■ Set problem: Only the lines from the start of the data through the line containing "ebitda = [286.9, 289.4]" should be written out, exactly as they are, with both ends included and the pictures left out.

■ Raw data:
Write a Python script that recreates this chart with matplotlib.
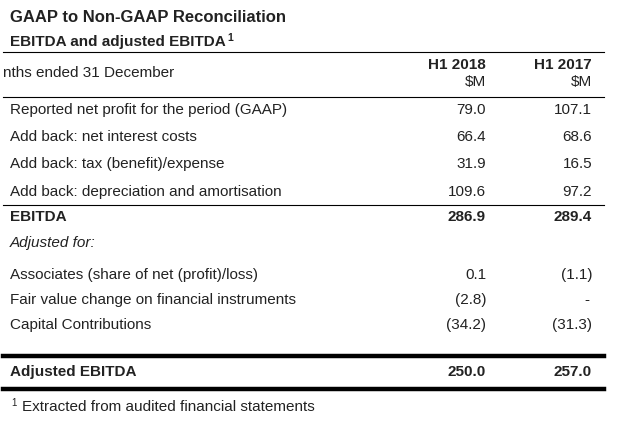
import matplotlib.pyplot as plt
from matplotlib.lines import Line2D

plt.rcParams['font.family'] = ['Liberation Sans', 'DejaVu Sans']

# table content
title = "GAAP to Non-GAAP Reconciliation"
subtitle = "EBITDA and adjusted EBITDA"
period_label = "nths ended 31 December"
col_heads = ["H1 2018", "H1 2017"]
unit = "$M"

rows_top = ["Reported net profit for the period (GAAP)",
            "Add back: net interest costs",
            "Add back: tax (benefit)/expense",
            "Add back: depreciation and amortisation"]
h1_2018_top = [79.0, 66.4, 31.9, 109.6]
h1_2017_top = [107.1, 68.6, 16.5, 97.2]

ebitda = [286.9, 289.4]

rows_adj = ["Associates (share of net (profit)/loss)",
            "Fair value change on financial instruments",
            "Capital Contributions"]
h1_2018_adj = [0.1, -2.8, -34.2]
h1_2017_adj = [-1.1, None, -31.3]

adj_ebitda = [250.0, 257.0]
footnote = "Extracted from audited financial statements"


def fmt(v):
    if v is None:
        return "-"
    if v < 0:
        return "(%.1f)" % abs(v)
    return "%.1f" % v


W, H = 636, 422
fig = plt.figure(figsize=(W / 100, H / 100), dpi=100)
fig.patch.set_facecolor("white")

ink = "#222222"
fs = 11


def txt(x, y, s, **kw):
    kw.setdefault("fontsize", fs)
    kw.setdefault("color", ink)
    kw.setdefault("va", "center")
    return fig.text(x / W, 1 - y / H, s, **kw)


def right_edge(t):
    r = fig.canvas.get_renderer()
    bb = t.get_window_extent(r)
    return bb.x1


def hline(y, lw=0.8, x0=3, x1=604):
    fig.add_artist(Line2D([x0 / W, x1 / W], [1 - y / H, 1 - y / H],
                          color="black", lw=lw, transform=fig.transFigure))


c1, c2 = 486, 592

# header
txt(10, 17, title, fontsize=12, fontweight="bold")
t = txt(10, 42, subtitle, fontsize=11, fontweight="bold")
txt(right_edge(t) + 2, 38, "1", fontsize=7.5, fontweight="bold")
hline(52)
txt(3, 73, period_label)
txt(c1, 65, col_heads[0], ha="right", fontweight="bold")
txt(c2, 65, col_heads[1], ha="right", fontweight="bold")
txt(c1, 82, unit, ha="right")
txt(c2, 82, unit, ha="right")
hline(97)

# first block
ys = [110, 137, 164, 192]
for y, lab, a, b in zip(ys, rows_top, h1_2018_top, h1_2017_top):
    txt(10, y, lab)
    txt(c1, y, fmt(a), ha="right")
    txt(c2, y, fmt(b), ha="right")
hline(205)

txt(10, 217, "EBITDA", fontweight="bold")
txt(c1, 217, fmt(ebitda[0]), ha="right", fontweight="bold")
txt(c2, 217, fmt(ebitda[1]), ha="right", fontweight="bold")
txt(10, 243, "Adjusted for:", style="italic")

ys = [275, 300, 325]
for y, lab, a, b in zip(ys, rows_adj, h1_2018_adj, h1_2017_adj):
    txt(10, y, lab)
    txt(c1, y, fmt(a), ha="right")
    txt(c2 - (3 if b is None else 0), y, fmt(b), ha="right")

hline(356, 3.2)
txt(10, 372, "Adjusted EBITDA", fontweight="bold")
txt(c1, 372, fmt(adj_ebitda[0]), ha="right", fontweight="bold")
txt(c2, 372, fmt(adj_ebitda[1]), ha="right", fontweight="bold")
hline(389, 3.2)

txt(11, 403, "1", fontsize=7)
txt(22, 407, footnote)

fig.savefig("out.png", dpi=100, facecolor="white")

■ Task response:
Write a Python script that recreates this chart with matplotlib.
import matplotlib.pyplot as plt
from matplotlib.lines import Line2D

plt.rcParams['font.family'] = ['Liberation Sans', 'DejaVu Sans']

# table content
title = "GAAP to Non-GAAP Reconciliation"
subtitle = "EBITDA and adjusted EBITDA"
period_label = "nths ended 31 December"
col_heads = ["H1 2018", "H1 2017"]
unit = "$M"

rows_top = ["Reported net profit for the period (GAAP)",
            "Add back: net interest costs",
            "Add back: tax (benefit)/expense",
            "Add back: depreciation and amortisation"]
h1_2018_top = [79.0, 66.4, 31.9, 109.6]
h1_2017_top = [107.1, 68.6, 16.5, 97.2]

ebitda = [286.9, 289.4]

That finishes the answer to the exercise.